= Exercise description =
Your task is to repeat all of the data exactly while excluding the pictures.

= Material =

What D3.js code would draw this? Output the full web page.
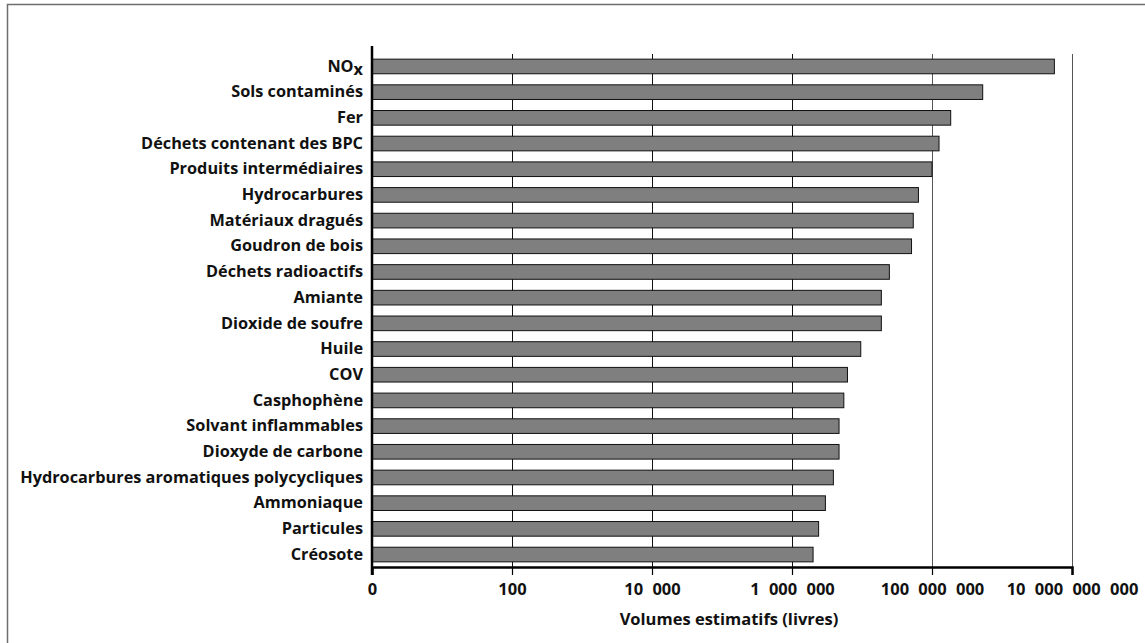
<!DOCTYPE html>
<html><head><meta charset="utf-8">
<script src="https://cdn.jsdelivr.net/npm/d3@7"></script>
<style>body{margin:0;background:#fff}svg{display:block}text{font-family:"Open Sans",sans-serif;font-weight:700;fill:#111}</style>
</head><body>
<script>
const categories = ["NOx","Sols contaminés","Fer","Déchets contenant des BPC","Produits intermédiaires","Hydrocarbures","Matériaux dragués","Goudron de bois","Déchets radioactifs","Amiante","Dioxide de soufre","Huile","COV","Casphophène","Solvant inflammables","Dioxyde de carbone","Hydrocarbures aromatiques polycycliques","Ammoniaque","Particules","Créosote"];
const values = [5.6e9,5.3e8,1.85e8,1.26e8,1.0e8,6.4e7,5.4e7,5.1e7,2.46e7,1.89e7,1.89e7,9.6e6,6.2e6,5.5e6,4.7e6,4.7e6,3.9e6,3.0e6,2.4e6,2.0e6];
const tickValues = [1,1e2,1e4,1e6,1e8,1e10];
const tickLabels = ["0","100","10 000","1 000 000","100 000 000","10 000 000 000"];
const axisTitle = "Volumes estimatifs (livres)";

const W=1145,H=643;
const m={left:372,right:1072,top:54,bottom:567};
const svg=d3.select("body").append("svg").attr("width",W).attr("height",H);
svg.append("rect").attr("x",7.5).attr("y",4.5).attr("width",W).attr("height",H).attr("fill","none").attr("stroke","#6e6e6e").attr("stroke-width",1.5);

const x=d3.scaleLog().domain([1,1e10]).range([m.left,m.right]);
const y=d3.scaleBand().domain(categories).range([m.top,m.bottom]).paddingInner(0.43).paddingOuter(0.2);

// gridlines
svg.append("g").selectAll("line").data(tickValues.slice(1)).join("line")
 .attr("x1",d=>Math.round(x(d))+0.5).attr("x2",d=>Math.round(x(d))+0.5)
 .attr("y1",m.top).attr("y2",m.bottom)
 .attr("stroke",(d,i)=>i<3?"#111":"#555").attr("stroke-width",1);

// bars
svg.append("g").selectAll("rect").data(categories).join("rect")
 .attr("x",m.left).attr("y",d=>y(d))
 .attr("width",(d,i)=>x(values[i])-m.left).attr("height",y.bandwidth())
 .attr("fill","#7f7f7f").attr("stroke","#111").attr("stroke-width",1);

// x axis
const xa=d3.axisBottom(x).tickValues(tickValues).tickSize(8).tickFormat((d,i)=>tickLabels[i]);
const gx=svg.append("g").attr("transform",`translate(0,${m.bottom})`).call(xa);
gx.select(".domain").attr("stroke","#000").attr("stroke-width",2.5);
gx.selectAll(".tick line").attr("stroke","#000").attr("stroke-width",1.2);
gx.selectAll(".tick text").attr("font-size",16.5).attr("y",28).attr("dy",0).attr("word-spacing","5px")
 .attr("font-family","Open Sans").attr("font-weight",700).attr("fill","#111");

// y axis
const ya=d3.axisLeft(y).tickSize(0).tickPadding(9).tickFormat(d=>d==="NOx"?"":d);
const gy=svg.append("g").attr("transform",`translate(${m.left},0)`).call(ya);
gy.select(".domain").remove();
gy.selectAll(".tick text").attr("font-size",16.3).attr("font-family","Open Sans").attr("font-weight",700).attr("fill","#111");
gy.selectAll(".tick").filter(d=>d==="NOx").select("text").text(null)
 .call(t=>{t.append("tspan").text("NO");t.append("tspan").attr("dy",3).text("x");});
svg.append("line").attr("x1",m.left).attr("x2",m.left).attr("y1",46).attr("y2",m.bottom+8).attr("stroke","#000").attr("stroke-width",2.5);

svg.append("text").attr("x",729).attr("y",625).attr("text-anchor","middle").attr("font-size",16.5).text(axisTitle);
</script>
</body></html>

= Written solution =
What D3.js code would draw this? Output the full web page.
<!DOCTYPE html>
<html><head><meta charset="utf-8">
<script src="https://cdn.jsdelivr.net/npm/d3@7"></script>
<style>body{margin:0;background:#fff}svg{display:block}text{font-family:"Open Sans",sans-serif;font-weight:700;fill:#111}</style>
</head><body>
<script>
const categories = ["NOx","Sols contaminés","Fer","Déchets contenant des BPC","Produits intermédiaires","Hydrocarbures","Matériaux dragués","Goudron de bois","Déchets radioactifs","Amiante","Dioxide de soufre","Huile","COV","Casphophène","Solvant inflammables","Dioxyde de carbone","Hydrocarbures aromatiques polycycliques","Ammoniaque","Particules","Créosote"];
const values = [5.6e9,5.3e8,1.85e8,1.26e8,1.0e8,6.4e7,5.4e7,5.1e7,2.46e7,1.89e7,1.89e7,9.6e6,6.2e6,5.5e6,4.7e6,4.7e6,3.9e6,3.0e6,2.4e6,2.0e6];
const tickValues = [1,1e2,1e4,1e6,1e8,1e10];
const tickLabels = ["0","100","10 000","1 000 000","100 000 000","10 000 000 000"];
const axisTitle = "Volumes estimatifs (livres)";

const W=1145,H=643;
const m={left:372,right:1072,top:54,bottom:567};
const svg=d3.select("body").append("svg").attr("width",W).attr("height",H);
svg.append("rect").attr("x",7.5).attr("y",4.5).attr("width",W).attr("height",H).attr("fill","none").attr("stroke","#6e6e6e").attr("stroke-width",1.5);

const x=d3.scaleLog().domain([1,1e10]).range([m.left,m.right]);
const y=d3.scaleBand().domain(categories).range([m.top,m.bottom]).paddingInner(0.43).paddingOuter(0.2);

// gridlines
svg.append("g").selectAll("line").data(tickValues.slice(1)).join("line")
 .attr("x1",d=>Math.round(x(d))+0.5).attr("x2",d=>Math.round(x(d))+0.5)
 .attr("y1",m.top).attr("y2",m.bottom)
 .attr("stroke",(d,i)=>i<3?"#111":"#555").attr("stroke-width",1);

// bars
svg.append("g").selectAll("rect").data(categories).join("rect")
 .attr("x",m.left).attr("y",d=>y(d))
 .attr("width",(d,i)=>x(values[i])-m.left).attr("height",y.bandwidth())
 .attr("fill","#7f7f7f").attr("stroke","#111").attr("stroke-width",1);

// x axis
const xa=d3.axisBottom(x).tickValues(tickValues).tickSize(8).tickFormat((d,i)=>tickLabels[i]);
const gx=svg.append("g").attr("transform",`translate(0,${m.bottom})`).call(xa);
gx.select(".domain").attr("stroke","#000").attr("stroke-width",2.5);
gx.selectAll(".tick line").attr("stroke","#000").attr("stroke-width",1.2);
gx.selectAll(".tick text").attr("font-size",16.5).attr("y",28).attr("dy",0).attr("word-spacing","5px")
 .attr("font-family","Open Sans").attr("font-weight",700).attr("fill","#111");

// y axis
const ya=d3.axisLeft(y).tickSize(0).tickPadding(9).tickFormat(d=>d==="NOx"?"":d);
const gy=svg.append("g").attr("transform",`translate(${m.left},0)`).call(ya);
gy.select(".domain").remove();
gy.selectAll(".tick text").attr("font-size",16.3).attr("font-family","Open Sans").attr("font-weight",700).attr("fill","#111");
gy.selectAll(".tick").filter(d=>d==="NOx").select("text").text(null)
 .call(t=>{t.append("tspan").text("NO");t.append("tspan").attr("dy",3).text("x");});
svg.append("line").attr("x1",m.left).attr("x2",m.left).attr("y1",46).attr("y2",m.bottom+8).attr("stroke","#000").attr("stroke-width",2.5);

svg.append("text").attr("x",729).attr("y",625).attr("text-anchor","middle").attr("font-size",16.5).text(axisTitle);
</script>
</body></html>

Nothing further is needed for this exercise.